Description
Andreas Dewes - Analyzing Data with Python & Docker [EuroPython 2016] [21 July 2016] [Bilbao, Euskadi, Spain] (https://ep2016.europython.eu//conference/talks/analyzing-data-with-python-docker)
Docker is a powerful tool for packaging software and services in containers and running them on a virtual infrastructure. Python is a very powerful language for data analysis. What happens if we combine the two? We get a very versatile and robust system for analyzing data at small and large scale!
I will show how we can make use of Python and Docker to build repeatable, robust data analysis workflows which can be used in many different contexts (possibly with a live demo).
Docker is a powerful tool for packaging software and services in containers and running them on a virtual infrastructure. Python is a very powerful language for data analysis. What happens if we combine the two? We get a very versatile and robust system for analyzing data at small and large scale!

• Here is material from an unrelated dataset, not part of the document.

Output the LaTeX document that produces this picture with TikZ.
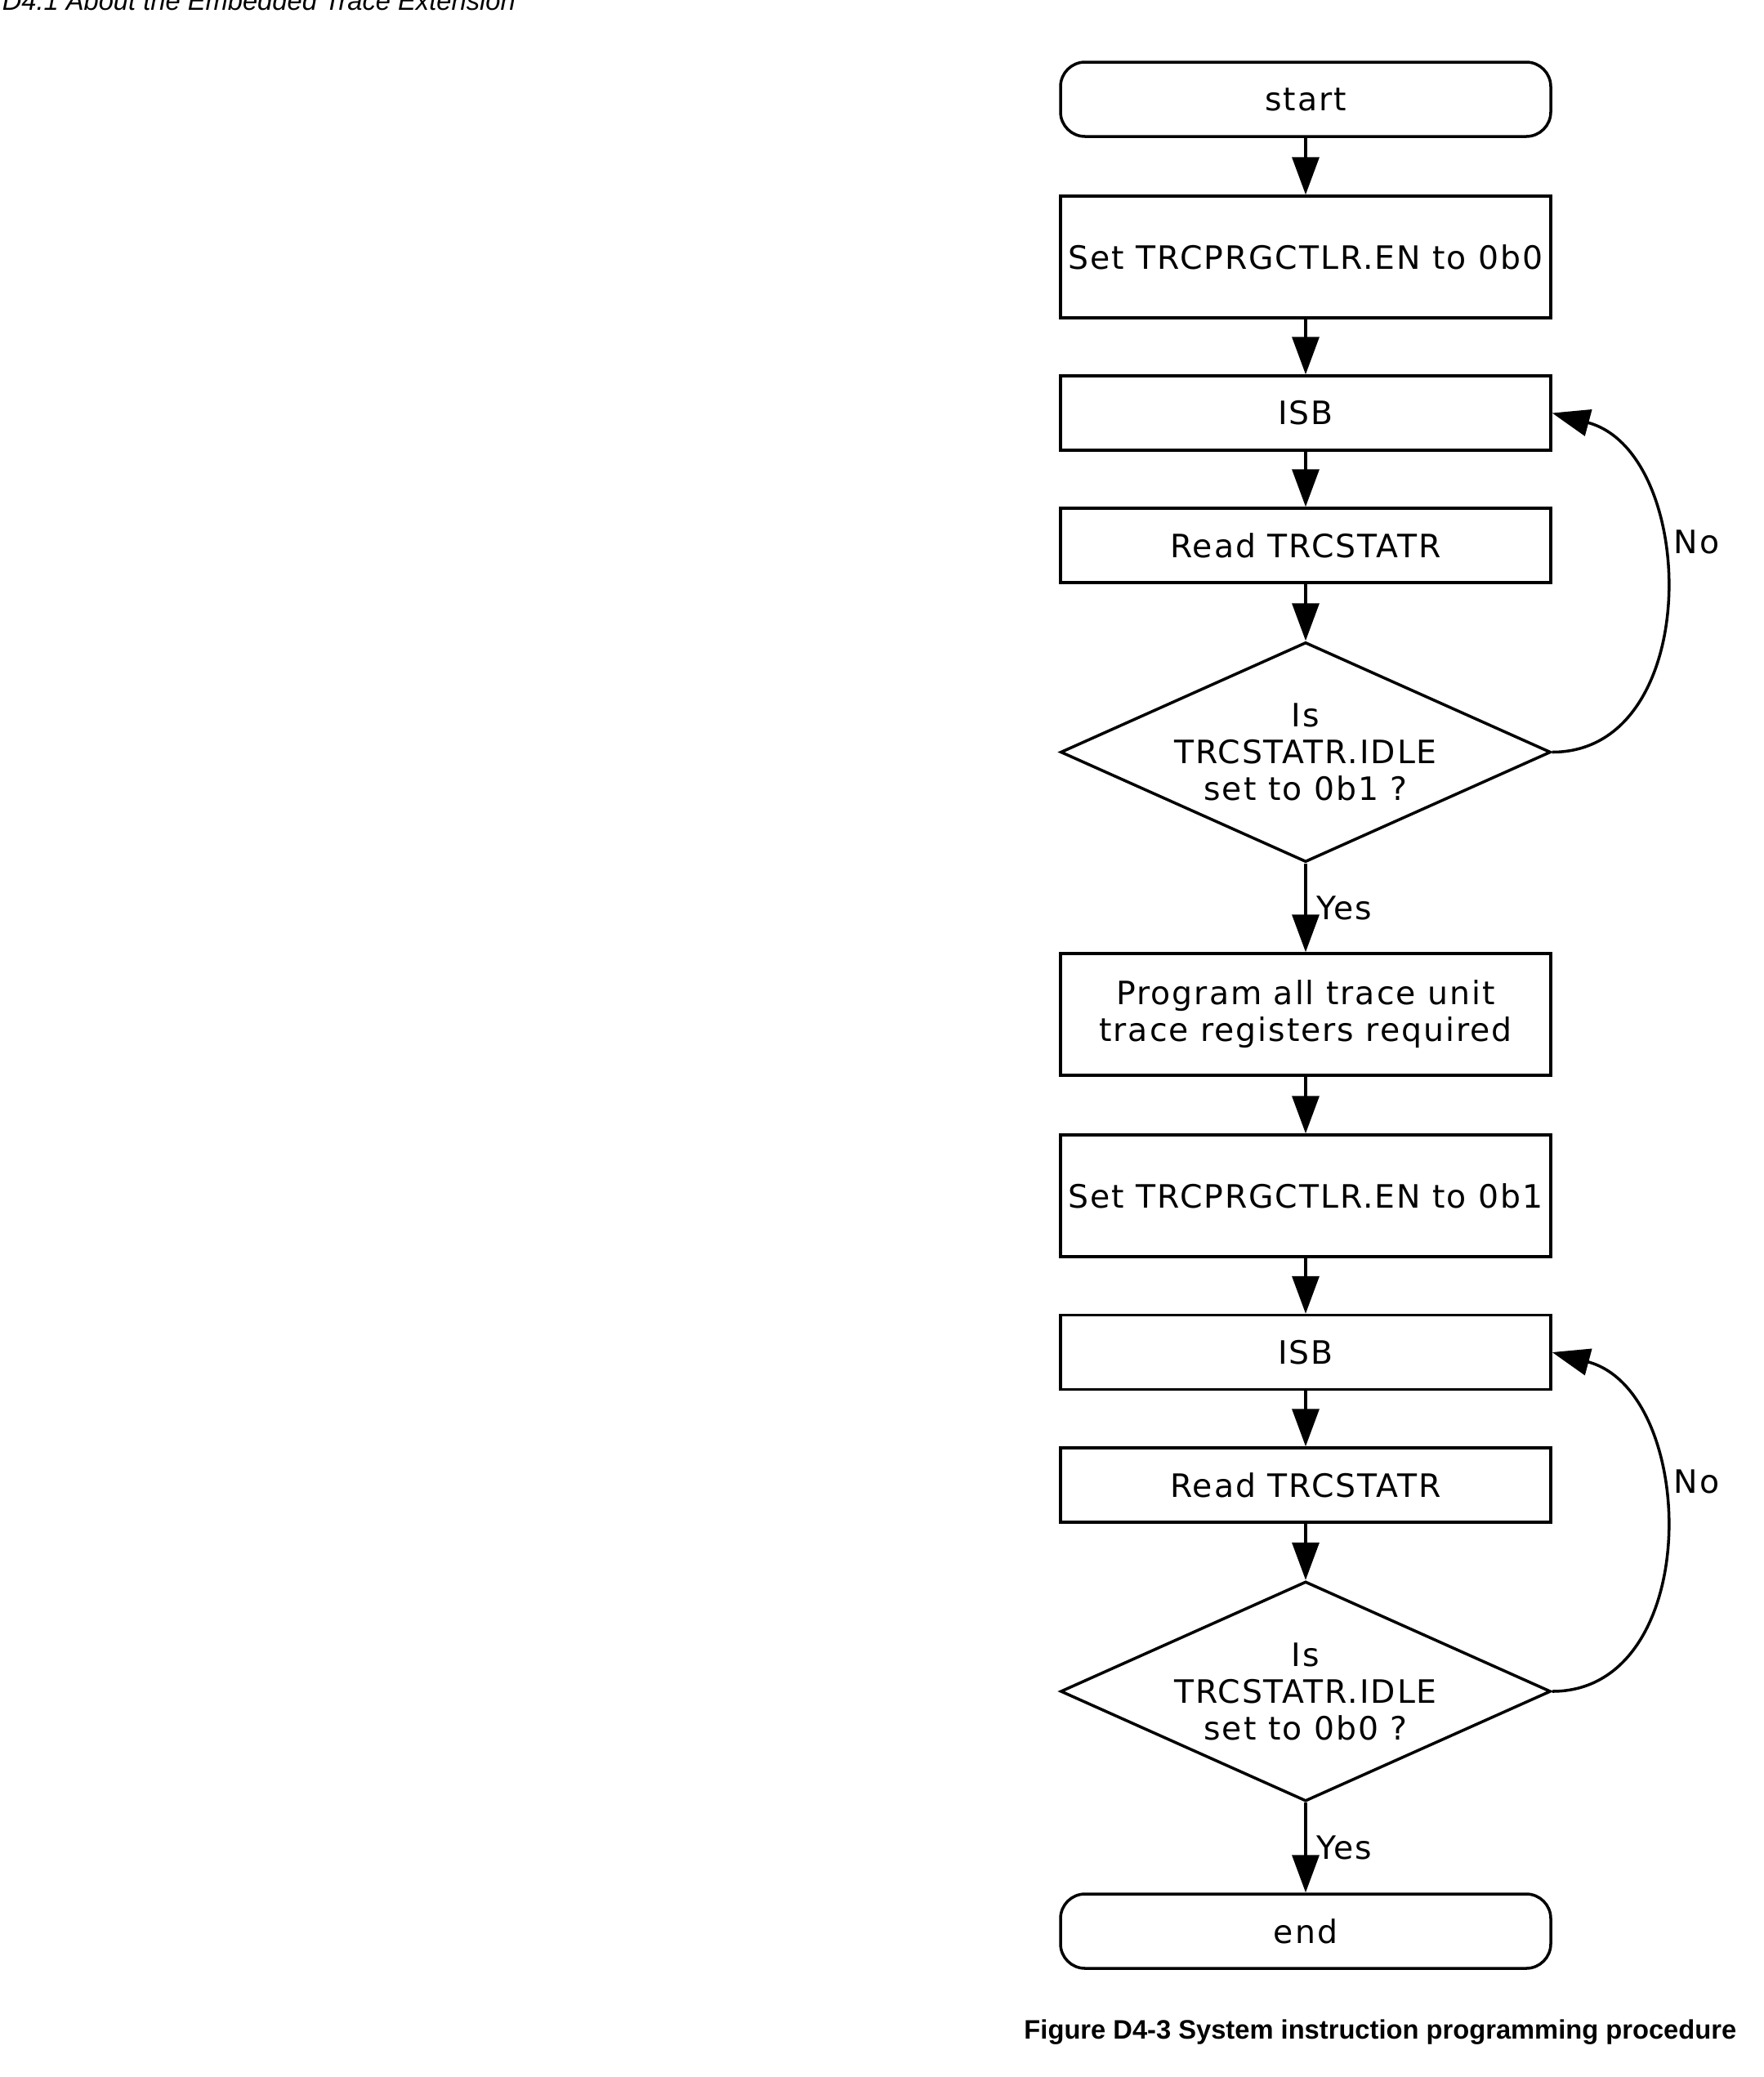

I will show how we can make use of Python and Docker to build repeatable, robust data analysis workflows that can be used in many different contexts. I will explain the core ideas behind Docker and show how they can be useful in data analysis. I will then discuss an open-source Python library (Rouster) which uses the Python Docker-API to analyze data in containers and show several interesting use cases (possibly even a live-demo).
Outline:
- Why data analysis can be frustrating: Managing software, dependencies, data versions, workflows
- How Docker can help us to make data analysis easier & more reproducible
- Introducing Rouster: Building data analysis workflows with Python and Docker
- Examples of data analysis workflows: Business Intelligence, Scientific Data Analysis, Interactive Exploration of Data
- Future Directions & Outlook